(begin)
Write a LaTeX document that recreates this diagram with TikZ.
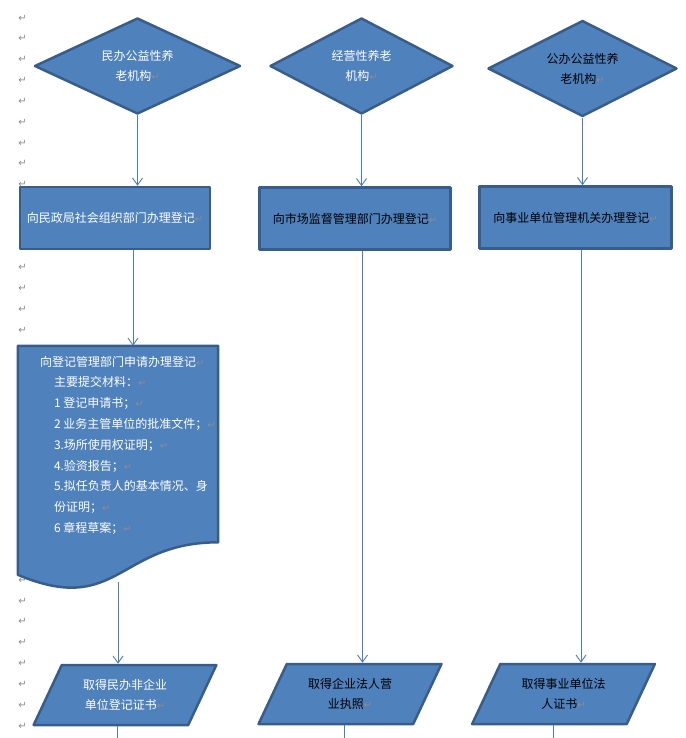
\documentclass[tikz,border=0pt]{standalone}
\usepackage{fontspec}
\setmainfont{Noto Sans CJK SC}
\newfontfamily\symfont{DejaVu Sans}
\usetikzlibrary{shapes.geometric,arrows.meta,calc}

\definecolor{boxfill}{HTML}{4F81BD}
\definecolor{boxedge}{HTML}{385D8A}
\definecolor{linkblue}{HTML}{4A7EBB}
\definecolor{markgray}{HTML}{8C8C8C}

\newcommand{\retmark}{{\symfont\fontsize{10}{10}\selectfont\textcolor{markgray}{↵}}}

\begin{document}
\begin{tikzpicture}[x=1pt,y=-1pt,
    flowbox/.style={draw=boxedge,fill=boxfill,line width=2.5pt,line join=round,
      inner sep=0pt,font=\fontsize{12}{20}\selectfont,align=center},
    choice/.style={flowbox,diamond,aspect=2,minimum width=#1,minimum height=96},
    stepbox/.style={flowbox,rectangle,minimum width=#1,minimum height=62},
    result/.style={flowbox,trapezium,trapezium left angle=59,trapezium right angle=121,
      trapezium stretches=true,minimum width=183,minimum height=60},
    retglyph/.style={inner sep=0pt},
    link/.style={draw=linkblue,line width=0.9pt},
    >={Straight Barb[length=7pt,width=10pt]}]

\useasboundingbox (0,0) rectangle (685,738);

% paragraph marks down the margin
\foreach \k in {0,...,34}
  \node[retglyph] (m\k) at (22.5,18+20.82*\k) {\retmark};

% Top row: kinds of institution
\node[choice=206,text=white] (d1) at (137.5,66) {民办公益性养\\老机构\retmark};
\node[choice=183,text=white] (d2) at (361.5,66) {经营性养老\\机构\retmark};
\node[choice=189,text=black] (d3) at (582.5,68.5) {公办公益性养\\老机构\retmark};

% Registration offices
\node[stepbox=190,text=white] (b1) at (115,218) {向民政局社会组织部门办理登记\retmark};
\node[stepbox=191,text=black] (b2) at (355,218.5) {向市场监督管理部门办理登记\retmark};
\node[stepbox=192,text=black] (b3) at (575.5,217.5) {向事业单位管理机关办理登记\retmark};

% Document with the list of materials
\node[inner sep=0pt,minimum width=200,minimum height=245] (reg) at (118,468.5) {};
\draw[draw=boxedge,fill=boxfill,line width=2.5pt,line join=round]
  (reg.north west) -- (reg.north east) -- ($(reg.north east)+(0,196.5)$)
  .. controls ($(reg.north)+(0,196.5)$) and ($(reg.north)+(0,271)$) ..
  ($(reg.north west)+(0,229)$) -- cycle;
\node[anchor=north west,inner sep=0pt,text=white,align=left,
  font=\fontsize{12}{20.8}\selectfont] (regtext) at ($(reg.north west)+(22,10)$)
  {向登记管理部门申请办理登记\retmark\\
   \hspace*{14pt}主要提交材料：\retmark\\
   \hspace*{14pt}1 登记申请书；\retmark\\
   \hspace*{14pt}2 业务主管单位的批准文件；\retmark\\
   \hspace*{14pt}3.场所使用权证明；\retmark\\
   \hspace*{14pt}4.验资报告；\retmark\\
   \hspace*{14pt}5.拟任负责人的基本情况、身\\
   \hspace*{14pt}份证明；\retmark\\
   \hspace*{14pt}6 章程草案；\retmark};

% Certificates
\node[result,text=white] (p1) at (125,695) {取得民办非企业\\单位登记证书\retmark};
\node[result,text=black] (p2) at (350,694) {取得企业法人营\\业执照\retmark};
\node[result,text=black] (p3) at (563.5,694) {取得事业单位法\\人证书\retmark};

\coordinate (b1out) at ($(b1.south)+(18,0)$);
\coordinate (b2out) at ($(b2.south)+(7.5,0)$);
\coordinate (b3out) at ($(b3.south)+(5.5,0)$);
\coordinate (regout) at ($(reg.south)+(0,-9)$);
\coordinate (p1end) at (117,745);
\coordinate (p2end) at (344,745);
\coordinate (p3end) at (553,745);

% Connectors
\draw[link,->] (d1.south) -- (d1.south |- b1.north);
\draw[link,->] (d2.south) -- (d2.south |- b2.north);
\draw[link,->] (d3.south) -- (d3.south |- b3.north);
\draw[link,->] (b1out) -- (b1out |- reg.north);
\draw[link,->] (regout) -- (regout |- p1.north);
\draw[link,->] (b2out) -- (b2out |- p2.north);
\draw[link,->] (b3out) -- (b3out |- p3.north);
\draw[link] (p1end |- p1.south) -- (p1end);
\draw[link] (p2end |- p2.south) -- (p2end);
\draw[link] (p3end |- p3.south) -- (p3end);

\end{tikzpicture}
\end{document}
(end)
● **Exercise objective**
Copy nothing but the lines from the top of the data down to the line containing "(d3) at (582.5,68.5)", and leave the pictures out.

● **Solution to this problem**
Write a LaTeX document that recreates this diagram with TikZ.
\documentclass[tikz,border=0pt]{standalone}
\usepackage{fontspec}
\setmainfont{Noto Sans CJK SC}
\newfontfamily\symfont{DejaVu Sans}
\usetikzlibrary{shapes.geometric,arrows.meta,calc}

\definecolor{boxfill}{HTML}{4F81BD}
\definecolor{boxedge}{HTML}{385D8A}
\definecolor{linkblue}{HTML}{4A7EBB}
\definecolor{markgray}{HTML}{8C8C8C}

\newcommand{\retmark}{{\symfont\fontsize{10}{10}\selectfont\textcolor{markgray}{↵}}}

\begin{document}
\begin{tikzpicture}[x=1pt,y=-1pt,
    flowbox/.style={draw=boxedge,fill=boxfill,line width=2.5pt,line join=round,
      inner sep=0pt,font=\fontsize{12}{20}\selectfont,align=center},
    choice/.style={flowbox,diamond,aspect=2,minimum width=#1,minimum height=96},
    stepbox/.style={flowbox,rectangle,minimum width=#1,minimum height=62},
    result/.style={flowbox,trapezium,trapezium left angle=59,trapezium right angle=121,
      trapezium stretches=true,minimum width=183,minimum height=60},
    retglyph/.style={inner sep=0pt},
    link/.style={draw=linkblue,line width=0.9pt},
    >={Straight Barb[length=7pt,width=10pt]}]

\useasboundingbox (0,0) rectangle (685,738);

% paragraph marks down the margin
\foreach \k in {0,...,34}
  \node[retglyph] (m\k) at (22.5,18+20.82*\k) {\retmark};

% Top row: kinds of institution
\node[choice=206,text=white] (d1) at (137.5,66) {民办公益性养\\老机构\retmark};
\node[choice=183,text=white] (d2) at (361.5,66) {经营性养老\\机构\retmark};
\node[choice=189,text=black] (d3) at (582.5,68.5) {公办公益性养\\老机构\retmark};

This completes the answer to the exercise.